While Briggs has only held the position since July 1st, he has already had to deal with a couple of issues that play out on the national scene. In an area that is pretty much divided between Democrat and Republican, Briggs has had to establish a masking policy in light of the continuing COVID-19 pandemic. And he is following the science.

“We are fully masked as a district to start the year,” Briggs said. “We hope to move to optional as we see the cases drop. Right now in Sauk County, we are in the high range for cases. According to the metrics that is designed and identified by the CDC, Sauk County Public Health and the Association of Pediatrics, we are starting out universally masked.”

And one of the hot button educational issues that have been debated nationally is Critical Race Theory, which holds, according to Wikipedia, “that racism and disparate racial outcomes are the result of complex, changing, and often subtle social and institutional dynamics, rather than explicit and intentional prejudices of individuals.” Briggs feels that it is more of an intellectual and research approach to defining racism rather than something that is taught in elementary and secondary school.

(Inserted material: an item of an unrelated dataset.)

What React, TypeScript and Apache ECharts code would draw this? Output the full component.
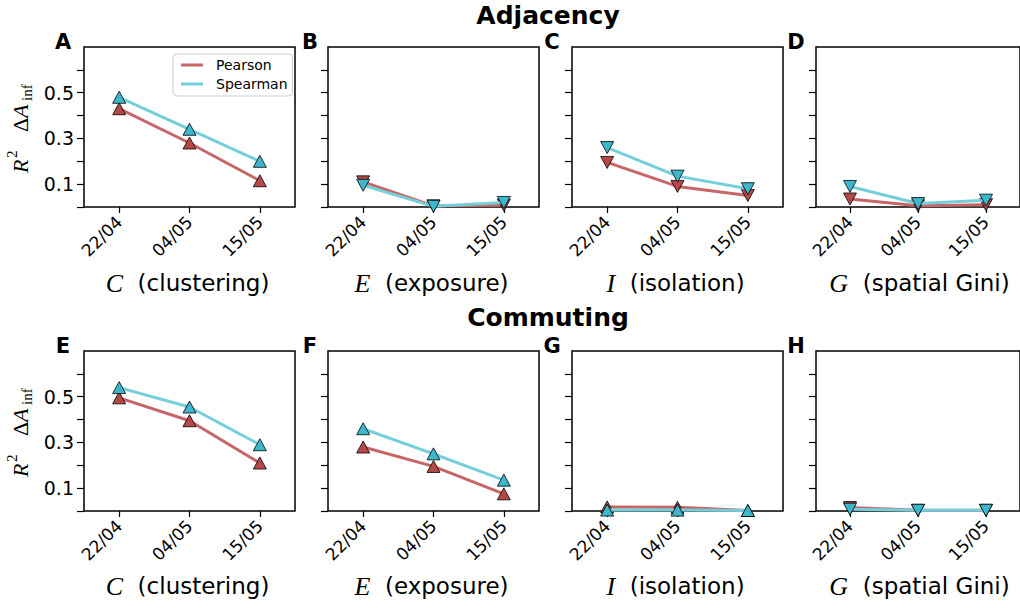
import React, { useEffect, useRef } from "react";
import * as echarts from "echarts";

const dates = ["22/04", "04/05", "15/05"];
const panelLetters = ["A", "B", "C", "D", "E", "F", "G", "H"];
const rowTitles = ["Adjacency", "Commuting"];
const metricSymbols = ["C", "E", "I", "G"];
const metricNames = ["(clustering)", "(exposure)", "(isolation)", "(spatial Gini)"];
const yTickValues = [0, 0.1, 0.2, 0.3, 0.4, 0.5, 0.6];
const yLabelValues = [0.1, 0.3, 0.5];

// Adjacency
const pearsonA = [0.43, 0.28, 0.115];
const spearmanA = [0.48, 0.34, 0.2];
const pearsonB = [0.11, 0.005, 0.008];
const spearmanB = [0.095, 0.003, 0.02];
const pearsonC = [0.195, 0.09, 0.05];
const spearmanC = [0.26, 0.135, 0.08];
const pearsonD = [0.035, 0.005, 0.01];
const spearmanD = [0.09, 0.015, 0.03];
// Commuting
const pearsonE = [0.495, 0.395, 0.21];
const spearmanE = [0.54, 0.455, 0.29];
const pearsonF = [0.28, 0.195, 0.075];
const spearmanF = [0.36, 0.25, 0.135];
const pearsonG = [0.018, 0.016, 0.002];
const spearmanG = [0.004, 0.004, 0.002];
const pearsonH = [0.015, 0.003, 0.003];
const spearmanH = [0.008, 0.003, 0.003];

const pearsonSets = [pearsonA, pearsonB, pearsonC, pearsonD, pearsonE, pearsonF, pearsonG, pearsonH];
const spearmanSets = [spearmanA, spearmanB, spearmanC, spearmanD, spearmanE, spearmanF, spearmanG, spearmanH];
const upMarkers = [true, false, false, false, true, true, true, false];

const P_LINE = "#c66666";
const S_LINE = "#74cfdb";
const P_MARK = "#b84848";
const S_MARK = "#3db7cb";

const GRID_LEFTS = [84, 328, 572, 816];
const GRID_TOPS = [47, 351];
const GRID_W = 211;
const GRID_H = 160;
const SANS = '"DejaVu Sans", sans-serif';
const SERIF = '"Liberation Serif", "DejaVu Serif", serif';

function buildOption() {
  const grid: any[] = [];
  const xAxis: any[] = [];
  const yAxis: any[] = [];
  const series: any[] = [];
  const graphic: any[] = [];

  for (let i = 0; i < 8; i++) {
    const row = Math.floor(i / 4);
    const col = i % 4;
    grid.push({
      left: GRID_LEFTS[col],
      top: GRID_TOPS[row],
      width: GRID_W,
      height: GRID_H,
      show: true,
      borderColor: "#000",
      borderWidth: 1.5,
      backgroundColor: "transparent",
    });
    xAxis.push({
      type: "category",
      gridIndex: i,
      data: dates,
      boundaryGap: true,
      axisLine: { show: false },
      axisTick: { show: true, alignWithLabel: true, length: 6, lineStyle: { color: "#000", width: 1.2 } },
      axisLabel: { rotate: 45, fontSize: 17, color: "#000", fontFamily: SANS, margin: 12 },
      splitLine: { show: false },
    });
    yAxis.push({
      type: "value",
      gridIndex: i,
      min: 0,
      max: 0.7,
      interval: 0.1,
      axisLine: { show: false },
      axisTick: { show: true, length: 7, customValues: yTickValues, lineStyle: { color: "#000", width: 1.2 } },
      axisLabel: {
        show: col === 0,
        customValues: yLabelValues,
        fontSize: 19,
        color: "#000",
        fontFamily: SANS,
        margin: 10,
        formatter: (v: number) => v.toFixed(1),
      },
      splitLine: { show: false },
    });
    const rot = upMarkers[i] ? 0 : 180;
    series.push({
      type: "line",
      name: "Pearson",
      xAxisIndex: i,
      yAxisIndex: i,
      data: pearsonSets[i],
      lineStyle: { color: P_LINE, width: 3 },
      symbol: "triangle",
      symbolSize: [13, 12],
      symbolRotate: rot,
      itemStyle: { color: P_MARK, borderColor: "#000", borderWidth: 0.8 },
      emphasis: { disabled: true },
      z: 2,
    });
    series.push({
      type: "line",
      name: "Spearman",
      xAxisIndex: i,
      yAxisIndex: i,
      data: spearmanSets[i],
      lineStyle: { color: S_LINE, width: 3 },
      symbol: "triangle",
      symbolSize: [13, 12],
      symbolRotate: rot,
      itemStyle: { color: S_MARK, borderColor: "#000", borderWidth: 0.8 },
      emphasis: { disabled: true },
      z: 3,
    });

    // panel letter
    const letterX = [63, 310, 552, 796][col];
    const letterY = [42, 346][row];
    graphic.push({
      type: "text",
      x: letterX,
      y: letterY,
      style: {
        text: panelLetters[i],
        fontFamily: SANS,
        fontWeight: "bold",
        fontSize: 21,
        lineHeight: 22,
        fill: "#000",
        align: "center",
        verticalAlign: "middle",
      },
    });
    // x-axis name
    graphic.push({
      type: "text",
      x: GRID_LEFTS[col] + GRID_W / 2 - 2,
      y: [283, 586][row],
      style: {
        text: "{m|" + metricSymbols[col] + "}  " + metricNames[col],
        fontFamily: SANS,
        fontSize: 23,
        fill: "#000",
        align: "center",
        verticalAlign: "middle",
        rich: {
          m: { fontFamily: SERIF, fontStyle: "italic", fontSize: 26, fill: "#000" },
        },
      },
    });
  }

  // row titles
  for (let r = 0; r < 2; r++) {
    graphic.push({
      type: "text",
      x: 548,
      y: [15, 317][r],
      style: {
        text: rowTitles[r],
        fontFamily: SANS,
        fontWeight: "bold",
        fontSize: 25,
        lineHeight: 26,
        fill: "#000",
        align: "center",
        verticalAlign: "middle",
      },
    });
    // y-axis label (rotated)
    graphic.push({
      type: "group",
      x: 20,
      y: [173, 477][r],
      rotation: Math.PI / 2,
      children: [
        { type: "text", x: 0, y: 0, style: { text: "R", fontFamily: SERIF, fontStyle: "italic", fontSize: 22, fill: "#000", align: "left", verticalAlign: "middle" } },
        { type: "text", x: 15, y: -8, style: { text: "2", fontFamily: SERIF, fontSize: 15, fill: "#000", align: "left", verticalAlign: "middle" } },
        { type: "text", x: 41, y: 0, style: { text: "Δ", fontFamily: SERIF, fontSize: 22, fill: "#000", align: "left", verticalAlign: "middle" } },
        { type: "text", x: 55, y: 0, style: { text: "A", fontFamily: SERIF, fontStyle: "italic", fontSize: 22, fill: "#000", align: "left", verticalAlign: "middle" } },
        { type: "text", x: 72, y: 7, style: { text: "inf", fontFamily: SERIF, fontSize: 15, fill: "#000", align: "left", verticalAlign: "middle" } },
      ],
    });
  }

  return {
    animation: false,
    backgroundColor: "#fff",
    legend: {
      show: true,
      orient: "vertical",
      left: 173,
      top: 54,
      padding: [4, 5, 5, 8],
      itemGap: 5,
      itemWidth: 22,
      itemHeight: 3,
      borderColor: "#cccccc",
      borderWidth: 1,
      borderRadius: 4,
      backgroundColor: "#fff",
      icon: "rect",
      textStyle: { fontSize: 14, color: "#000", fontFamily: SANS, padding: [0, 0, 0, 8] },
      itemStyle: { borderWidth: 0 },
      data: [
        { name: "Pearson", itemStyle: { color: P_LINE, borderWidth: 0 } },
        { name: "Spearman", itemStyle: { color: S_LINE, borderWidth: 0 } },
      ],
      selectedMode: false,
    },
    grid,
    xAxis,
    yAxis,
    series,
    graphic,
  };
}

export default function App() {
  const ref = useRef<HTMLDivElement>(null);
  useEffect(() => {
    if (!ref.current) return;
    const chart = echarts.init(ref.current, undefined, { renderer: "svg" });
    chart.setOption(buildOption() as any);
    return () => chart.dispose();
  }, []);
  return (
    <div
      ref={ref}
      style={{ position: "absolute", left: 0, top: 0, width: 1020, height: 608 }}
    />
  );
}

“It is a theoretical framework that is used for research and not something as superintendent that you are going to see in Baraboo,” Briggs said. “Is history taught in Baraboo? Absolutely. But I don’t think history is taught in a way that says White people are the reason for this or White people have caused this. It’s not my place to tell you what a White person has caused. What is my place is to educate all kids. We want kids to be critical thinkers. And they will be critical thinkers. I’m a critical thinker as a young adult. I think every time I get into my car, I have to be critically thinking like, ‘Which way is that car going to go so that I can go a different way.’ But we want kids to be critical thinkers. What we don’t want is to be people who cause kids to think about something without having information to make their own judgements and decisions in life.”

What’s most important is that all students — and the contributions of their communities — are reflected in the curriculum

“Being culturally responsive is thinking about the make-up of your classroom and how you go about making sure that those students are represented in your space and your educational environment,” Briggs emphasized. “Do kids see themselves in textbooks? Are kids able to create art and have their art displayed? Do kids know about people in history, not just negatively, but also positively? I think about Hidden Figures. I didn’t hear about that and who they were until I was 41-years-old. Just think about if kids knew that three Black women landed our astronauts on the moon? Just think about that. Young Black, White and Latina girls see that and they are like, ‘Gosh, I can be an engineer.’ That’s what this is about. And I think people have lost sight of what history really means. It’s not about how we shove history down someone’s throat. It’s about how we represent the make-up of kids in our classes so that they have an identity.”

Briggs is poised to prepare Baraboo students to be contributing and successful members of the 21st century global village. And that means loving yourself, knowing that you belong in that global village and defining for yourself what your place will be.